Populisme oblige, n'ayant aucun programme et navigant à vue, mu par son arabisme désuet et dangereux et ses lubies, il se sert de tout pour installer une nouvelle dictature. Sa dernière saillie fut sa diatribe raciste contre les noirs.
Quelle est la position des intellectuels face à ses dérives dictatoriales, voire fascistes ? Elle est mitigée : les uns désabusés, adoptent le silence; d'autres en appellent à la dictature et soutiennent Kaïs Saïed, persuadés que le peuple Tunisien n'est pas mûr pour la démocratie et encore moins pour la liberté; et enfin, d'autres dénoncent le nouveau apprenti dictateur sans envergure politique réelle et tentent de sauver ce qui peut l'être après le sac du pays en 11 années de pouvoir islamiste, directe ou indirecte quand l'assuraient les oiseaux rares de Ghannouchi !
Hélé Béji vient de m'envoyer le lien pour son article paru dans le Nouvel Obs. J'ai lu cet article avec intérêt pour l'estime que j'ai pour cette femme de lettres. Mais une fois de plus, je suis sidéré par son analyse politique de ce que vit le pays, ce que j'ai déjà relevé dans mon blog à propos d'autres articles où elle défendait le "féminisme islamiste" et faisait l'éloge de Béji Caïd Essebsi et son fameux consensus, alors que dans sa campagne électorale, celui-ci jurait tous ses dieux qu'il ne pactisera jamais avec Ghannouchi, parceque, rassurait-il ses électrices inquiètes de l'islamisation du pays, " le nationalisme et l'islamisme sont des lignes parallèles qui ne se rencontrent jamais "; pour les trahir en fin de compte !
Si j'ai apprécié la première partie de cet article dans lequel on reconnaît la grande culture humaniste de notre amie, le reste m'a profondément déçu quand elle évoque :
- Bourguiba et sa dictature. Faut-il rappeler que Bourguiba fut une chance pour la Tunisie. Certes il était autoritaire mais éclairé. Il fallait éduquer le peuple avant de lui accorder la démocratie, disait-il. S'il avait joué la carte de la démocratie, il est certain que les conservateurs nombreux, réactionnaires et rétrogrades, auraient pris le pouvoir. Où en serait la Tunisie s'ils l'avaient gouvernée ?
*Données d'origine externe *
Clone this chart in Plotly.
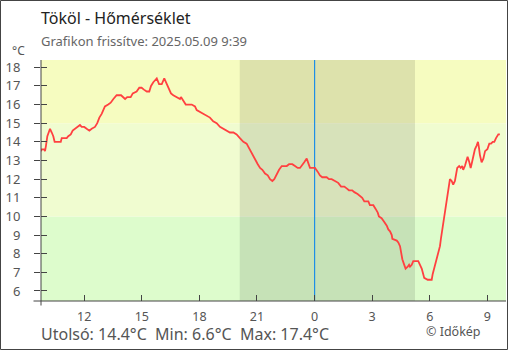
import plotly.graph_objects as go

# Temperature series: hours since midnight of the first day (24 = midnight), °C
hours = [
    9.75, 9.79, 9.91, 9.96, 10.01, 10.08, 10.15, 10.22, 10.31, 10.39, 10.46, 10.57,
    10.78, 10.83, 11.09, 11.17, 11.30, 11.40, 11.52, 11.64, 11.78, 11.87, 12.00, 12.13,
    12.27, 12.39, 12.56, 12.68, 12.79, 12.91, 12.99, 13.08, 13.25, 13.38, 13.52, 13.69,
    13.92, 14.04, 14.13, 14.24, 14.42, 14.53, 14.73, 14.87, 14.99, 15.11, 15.26, 15.39,
    15.48, 15.60, 15.78, 15.90, 16.04, 16.17, 16.30, 16.42, 16.52, 16.64, 16.82, 16.99,
    17.04, 17.16, 17.29, 17.60, 17.77, 17.86, 18.03, 18.26, 18.38, 18.55, 18.72, 18.90,
    19.07, 19.24, 19.42, 19.59, 19.77, 19.94, 20.11, 20.29, 20.46, 20.61, 20.76, 20.90,
    21.04, 21.16, 21.28, 21.42, 21.56, 21.68, 21.80, 21.90, 22.03, 22.15, 22.29, 22.55,
    22.67, 22.84, 22.98, 23.12, 23.24, 23.36, 23.46, 23.59, 23.67, 23.76, 23.88, 24.02,
    24.16, 24.28, 24.40, 24.63, 24.75, 24.89, 25.06, 25.23, 25.38, 25.55, 25.67, 25.79,
    25.96, 26.07, 26.24, 26.36, 26.48, 26.59, 26.80, 26.88, 27.06, 27.18, 27.29, 27.35,
    27.49, 27.63, 27.76, 27.84, 27.93, 28.02, 28.05, 28.28, 28.36, 28.45, 28.50, 28.57,
    28.67, 28.74, 28.85, 28.92, 28.97, 29.06, 29.14, 29.40, 29.49, 29.58, 29.66, 29.71,
    29.89, 30.01, 30.10, 30.15, 30.23, 30.30, 30.38, 30.44, 30.53, 30.58, 30.65, 30.71,
    30.76, 30.81, 30.88, 30.93, 31.00, 31.05, 31.14, 31.22, 31.31, 31.36, 31.43, 31.53,
    31.61, 31.69, 31.74, 31.83, 31.88, 31.97, 32.06, 32.13, 32.20, 32.27, 32.35, 32.44,
    32.51, 32.56, 32.61, 32.70, 32.79, 32.88, 33.00, 33.10, 33.19, 33.28, 33.36, 33.45,
    33.57, 33.65,
]
temps = [
    13.5, 13.6, 13.6, 13.5, 13.8, 14.3, 14.5, 14.7, 14.5, 14.3, 14.0, 14.0,
    14.0, 14.2, 14.2, 14.3, 14.4, 14.6, 14.7, 14.8, 14.9, 14.8, 14.8, 14.7,
    14.6, 14.7, 14.8, 15.0, 15.3, 15.5, 15.7, 15.9, 16.0, 16.1, 16.3, 16.5,
    16.5, 16.4, 16.3, 16.4, 16.4, 16.6, 16.7, 16.9, 16.9, 16.8, 16.7, 16.7,
    17.0, 17.2, 17.4, 17.1, 17.1, 17.4, 17.1, 16.9, 16.6, 16.5, 16.4, 16.3,
    16.4, 16.2, 16.0, 16.0, 15.9, 15.7, 15.6, 15.5, 15.4, 15.3, 15.1, 15.0,
    14.8, 14.7, 14.6, 14.5, 14.5, 14.4, 14.2, 14.0, 13.9, 13.6, 13.3, 13.1,
    12.8, 12.6, 12.5, 12.3, 12.2, 12.0, 11.9, 12.0, 12.3, 12.5, 12.7, 12.7,
    12.8, 12.8, 12.7, 12.6, 12.6, 12.8, 12.9, 13.1, 12.9, 12.6, 12.6, 12.6,
    12.4, 12.2, 12.1, 12.1, 12.0, 12.0, 11.9, 11.8, 11.6, 11.6, 11.5, 11.4,
    11.4, 11.3, 11.2, 11.1, 11.0, 10.8, 10.8, 10.6, 10.6, 10.4, 10.2, 10.0,
    9.9, 9.7, 9.5, 9.3, 9.2, 9.0, 8.8, 8.7, 8.6, 8.4, 8.0, 7.7,
    7.4, 7.2, 7.3, 7.4, 7.3, 7.4, 7.6, 7.6, 7.4, 7.2, 6.9, 6.7,
    6.6, 6.6, 6.6, 6.9, 7.2, 7.5, 7.8, 8.1, 8.4, 8.8, 9.3, 9.7,
    10.1, 10.4, 10.9, 11.3, 11.7, 12.0, 11.9, 11.7, 11.9, 12.2, 12.6, 12.7,
    12.6, 12.7, 12.5, 12.7, 12.9, 13.2, 12.9, 12.6, 12.9, 13.3, 13.6, 13.8,
    14.0, 13.7, 13.3, 12.9, 13.1, 13.5, 13.6, 13.9, 13.9, 14.0, 14.0, 14.2,
    14.4, 14.4,
]

# Axis ticks
x_tickvals = [12, 15, 18, 21, 24, 27, 30, 33]
x_ticktext = ["12", "15", "18", "21", "0", "3", "6", "9"]
y_tickvals = list(range(6, 19))

# Temperature bands (°C) and their fill colours
band_edges = [5.0, 10.0, 15.0, 19.0]
band_colors = ["#ddfccc", "#f0fcd0", "#f6fcc0"]

# Night period and midnight marker (hours)
sunset = 20.1
sunrise = 29.23
midnight = 24.0

x_range = [9.75, 33.97]
y_range = [5.46, 18.39]

last_t = temps[-1]
min_t = min(temps)
max_t = max(temps)

FONT = "Noto Sans"
W, H = 510, 350
ML, MR, MT, MB = 41, 4, 60, 49
PW, PH = W - ML - MR, H - MT - MB


def px(xpix):
    return (xpix - ML) / PW


def py(ypix):
    return (H - MB - ypix) / PH


fig = go.Figure()
fig.add_trace(go.Scatter(
    x=hours, y=temps, mode="lines",
    line=dict(color="#ff4040", width=1.8),
    hoverinfo="skip", showlegend=False,
))
# empty trace to carry the inner tick axes
fig.add_trace(go.Scatter(x=[], y=[], xaxis="x2", yaxis="y2", showlegend=False))

shapes = []
for lo, hi, col in zip(band_edges[:-1], band_edges[1:], band_colors):
    shapes.append(dict(type="rect", xref="x domain", yref="y", x0=0, x1=1,
                       y0=lo, y1=hi, fillcolor=col, line_width=0, layer="below"))
shapes.append(dict(type="rect", xref="x", yref="y domain", x0=sunset, x1=sunrise,
                   y0=0, y1=1, fillcolor="rgba(0,0,0,0.1)", line_width=0, layer="below"))
shapes.append(dict(type="line", xref="x", yref="y domain", x0=midnight, x1=midnight,
                   y0=0, y1=1, line=dict(color="#1e8fe6", width=1.2), layer="below"))
# axis lines slightly overshooting the corner
shapes.append(dict(type="line", xref="paper", yref="paper", x0=px(33.5), x1=1,
                   y0=0, y1=0, line=dict(color="#444", width=1)))
shapes.append(dict(type="line", xref="paper", yref="paper", x0=0, x1=0,
                   y0=py(305.5), y1=1, line=dict(color="#444", width=1)))
# outer frame
shapes.append(dict(type="rect", xref="paper", yref="paper",
                   x0=px(0.5), x1=px(W - 2.5), y0=py(H - 0.5), y1=py(0.5),
                   line=dict(color="#444", width=1), fillcolor="rgba(0,0,0,0)"))

annotations = [
    dict(text="Tököl - Hőmérséklet", x=px(38.5), y=py(18.5), xanchor="left", yanchor="middle",
         font=dict(family=FONT, size=16, color="#222")),
    dict(text="Grafikon frissítve: 2025.05.09 9:39", x=px(38.5), y=py(40.5),
         xanchor="left", yanchor="middle", font=dict(family=FONT, size=13, color="#666")),
    dict(text="°C", x=px(10.5), y=py(51), xanchor="left", yanchor="middle",
         font=dict(family=FONT, size=12, color="#555")),
    dict(text=f"Utolsó: {last_t:.1f}°C  Min: {min_t:.1f}°C  Max: {max_t:.1f}°C",
         x=px(38.5), y=py(334), xanchor="left", yanchor="middle",
         font=dict(family=FONT, size=16, color="#555")),
    dict(text="© Időkép", x=px(423.5), y=py(331.5), xanchor="left", yanchor="middle",
         font=dict(family=FONT, size=12.5, color="#555")),
]
for a in annotations:
    a.update(xref="paper", yref="paper", showarrow=False)

fig.update_layout(
    width=W, height=H,
    margin=dict(l=ML, r=MR, t=MT, b=MB),
    paper_bgcolor="white", plot_bgcolor="white",
    font=dict(family=FONT, size=12, color="#555"),
    shapes=shapes, annotations=annotations,
    xaxis=dict(range=x_range, tickvals=x_tickvals, ticktext=x_ticktext,
               ticks="inside", ticklen=6, tickcolor="#444", tickwidth=1,
               showgrid=False, zeroline=False, showline=False,
               ticklabelstandoff=6, tickfont=dict(size=12.5, color="#555")),
    yaxis=dict(range=y_range, tickvals=y_tickvals,
               ticks="outside", ticklen=6, tickcolor="#444", tickwidth=1,
               showgrid=False, zeroline=False, showline=False,
               ticklabelstandoff=11, tickfont=dict(size=13, color="#555")),
    xaxis2=dict(range=x_range, overlaying="x", visible=False),
    yaxis2=dict(range=y_range, tickvals=y_tickvals, overlaying="y", anchor="x",
                ticks="inside", ticklen=6, tickcolor="#444", tickwidth=1,
                showticklabels=False, showgrid=False, zeroline=False, showline=False),
)

fig.write_html("out.html")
- Les "Démocrates-musulmans", pour en faire le pendant des "Démocrates-chrétiens". Quelle grave erreur ! A l'évidence notre amie est tombée dans le panneau des Frères musulmans qui cherchent à brouiller les pistes en se revendiquant " Démocrates-musulmans ", après nous avoir fait le coup de l' "islamisme modéré", compatible avec la démocratie; puis de celui de la " modernité " de leur parti. Si les démocrates chrétiens sont républicains et respectent les règles démocratiques pour arriver au pouvoir; les Frères musulmans, eux ne croient pas en la République et détruisent méthodiquement ses institutions. Pour prendre le pouvoir, ils recourent à l'élimination physique de leurs opposants politiques. Ce fut le cas pour Chokri Belaïd, pour Mohamed Brahmi, pour Lotfi Naghedh, et bien d'autres comme pour Béji Caïd Essebsi dont l'empoisonnement a fini par lui coûter la vie; et la tentative d'assassinat contre Kaïs Saïed, qui l'a fait se rebeller contre Ghannouchi !
- Ali Larayedh qu'elle décrit d'homme intègre et honnête ! Oublie-t-elle son accointance avec les terroristes du Mont Chaâmbi ? Et celle avec le célèbre Abou Yadh lors de laquelle il avait ridiculisé la police nationale en organisant la fuite de ce terroriste formé au maniement des armes aux côtés du non moins célèbre Oussama Ben Laden, sur demande de Ghannouchi ?
- Seifeddine Makhlouf, ce sinistre individu qu'elle qualifie de brave type. Un voyou converti par opportunisme à l'islamisme, en créant le parti Al Karama, résurgence de la fameuse LPR (Ligue pour la protection de la révolution) dissoute, milice de Ghannouchi; pour transformer l'Assemblée Nationale en camp retranché pour ce dernier et y faire régner la violence verbale et physique à l'encontre de l'opposition !
- Néjib Chabbi, est un militant démocrate, lui le looser à la remorque de Ghannouchi qui fait du nomadisme idéologique passant du communisme, à l'arabisme et maintenant à l'islamisme ...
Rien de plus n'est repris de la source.